A blue Hydro Flask with half of this morning’s coffee disappearing quickly. A stack of last year’s schedules underneath a stack of this year’s schedules – work week, staff training week, summer sessions, meal plans. Two commentaries on the book of Matthew. Our Morning Devo Manual, camper journals, the Cabin Time Manual, the Staff Manual. Last year’s staff training notes. The beginnings of an LLYC Frio River Canyon Field Guide. Way too many sticky notes.
Today’s To Do List: purchase and set up new camp iPod, order bandanas for Cabin 4, confirm delivery of rodeo calves.
Our summer camp team has spent the entire fall and spring in a marathon to get ready for the summer. As much ground as we’ve covered, I find myself wondering if I am fully prepared. I imagine the month of May will always feel like a scramble, no matter how well we’ve prepared all year.

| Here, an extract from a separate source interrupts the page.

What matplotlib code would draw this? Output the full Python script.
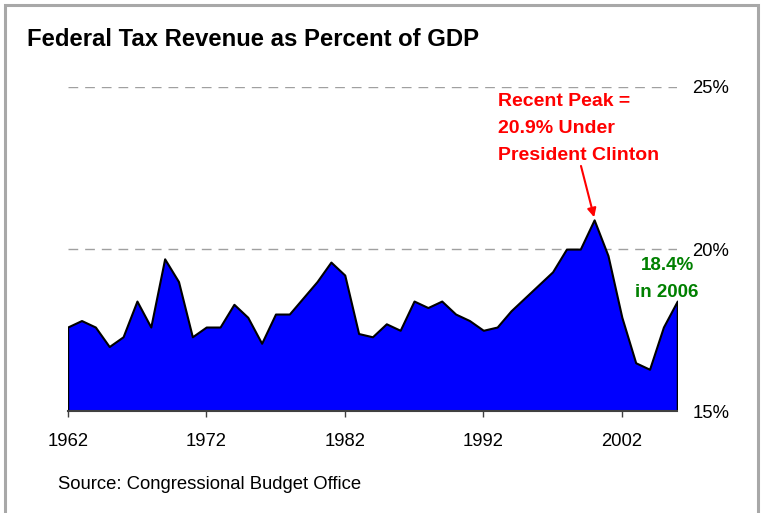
import matplotlib
matplotlib.use("Agg")
import matplotlib.pyplot as plt
from matplotlib.patches import Rectangle

plt.rcParams["font.family"] = ["Liberation Sans", "DejaVu Sans"]

# Data (CBO, federal revenue as percent of GDP).
years = list(range(1962, 2007))
revenue_pct = [17.6, 17.8, 17.6, 17.0, 17.3, 18.4, 17.6, 19.7, 19.0, 17.3,
               17.6, 17.6, 18.3, 17.9, 17.1, 18.0, 18.0, 18.5, 19.0, 19.6,
               19.2, 17.4, 17.3, 17.7, 17.5, 18.4, 18.2, 18.4, 18.0, 17.8,
               17.5, 17.6, 18.1, 18.5, 18.9, 19.3, 20.0, 20.0, 20.9, 19.8,
               17.9, 16.5, 16.3, 17.6, 18.4]
x_ticks = [1962, 1972, 1982, 1992, 2002]
y_ticks = [15, 20, 25]
y_tick_labels = ["15%", "20%", "25%"]

peak_year = 2000
peak_value = 20.9

# Figure.
fig = plt.figure(figsize=(7.62, 5.13), dpi=100)
ax = fig.add_axes([0.0888, 0.1979, 0.8, 0.6331])

ax.fill_between(years, revenue_pct, 15, facecolor="#0000FF",
                edgecolor="black", linewidth=1.5, zorder=2)

ax.set_xlim(years[0], years[-1])
ax.set_ylim(15, 25)

# Axes styling.
for side in ["left", "right", "top"]:
    ax.spines[side].set_visible(False)
ax.spines["bottom"].set_color("#404040")
ax.spines["bottom"].set_linewidth(1.5)
ax.spines["bottom"].set_zorder(3)

ax.set_xticks(x_ticks)
ax.set_xticklabels([str(y) for y in x_ticks])
ax.tick_params(axis="x", direction="out", length=4.5, width=1,
               color="#404040", pad=11, labelsize=13.3)

ax.yaxis.tick_right()
ax.set_yticks(y_ticks)
ax.set_yticklabels(y_tick_labels)
ax.tick_params(axis="y", length=0, pad=11, labelsize=13.3)

ax.set_axisbelow(True)
ax.yaxis.grid(True, color="#A0A0A0", linewidth=1.0,
              linestyle=(0, (7, 5)))
ax.xaxis.grid(False)

# Annotations.
ax.annotate("", xy=(peak_year, peak_value + 0.08),
            xytext=(1999.05, 22.56),
            arrowprops=dict(arrowstyle="-|>", color="red", lw=1.5,
                            mutation_scale=13, shrinkA=0, shrinkB=0))
ax.text(1993.06, 23.72, "Recent Peak =\n20.9% Under\nPresident Clinton",
        color="red", fontsize=14, fontweight="bold", ha="left",
        va="center", linespacing=1.75)
ax.text(2005.26, 19.07, "18.4%\nin 2006", color="#008000", fontsize=13.5,
        fontweight="bold", ha="center", va="center", linespacing=1.78)

# Title and source.
fig.text(0.0354, 0.9236, "Federal Tax Revenue as Percent of GDP",
         fontsize=17.2, fontweight="bold", ha="left", va="center")
fig.text(0.0765, 0.0546, "Source: Congressional Budget Office",
         fontsize=13.3, ha="left", va="center")

# Frame around the chart.
fig.patches.append(Rectangle((5 / 762, -0.05), 753 / 762, 1.05 - 5 / 513,
                             transform=fig.transFigure, fill=False,
                             edgecolor="#A8A8A8", linewidth=2.2))

fig.savefig("out.png", dpi=100)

Perhaps, like me, you’ve experienced that same feeling of scrambling to get ready for something. Before a big school presentation or exam. Before a meeting or an important conversation. While preparing for a project at work. Packing for a trip. Marriage! Kids! IN times of preparation, we often experience a lack of trust in ourselves and even in God. Yet most of us would probably say that the answer isn’t always more preparation. Sometimes the act of diving into something, as ready as we’re going to be, is what finally allows us the ability to reach a place of resolve and peace.
As I find myself swimming in a list of things I still have to do before summer, I’m encouraged by Proverbs 19:21, “Many are the plans in the mind of a man, but it is the purpose of the Lord that will stand.”
God’s good purposes and ways will always prevail.
Today, I rest in that. Today, I pray as Jesus taught us to pray in the Lord’s Prayer – for my daily bread. I ask for God’s provision, not for more preparation time. I choose to have faith in a good God who loves and provides and works with, and often in spite of, my lack of trust. I look at my chaotic desk and pray the words, “God, I trust you.”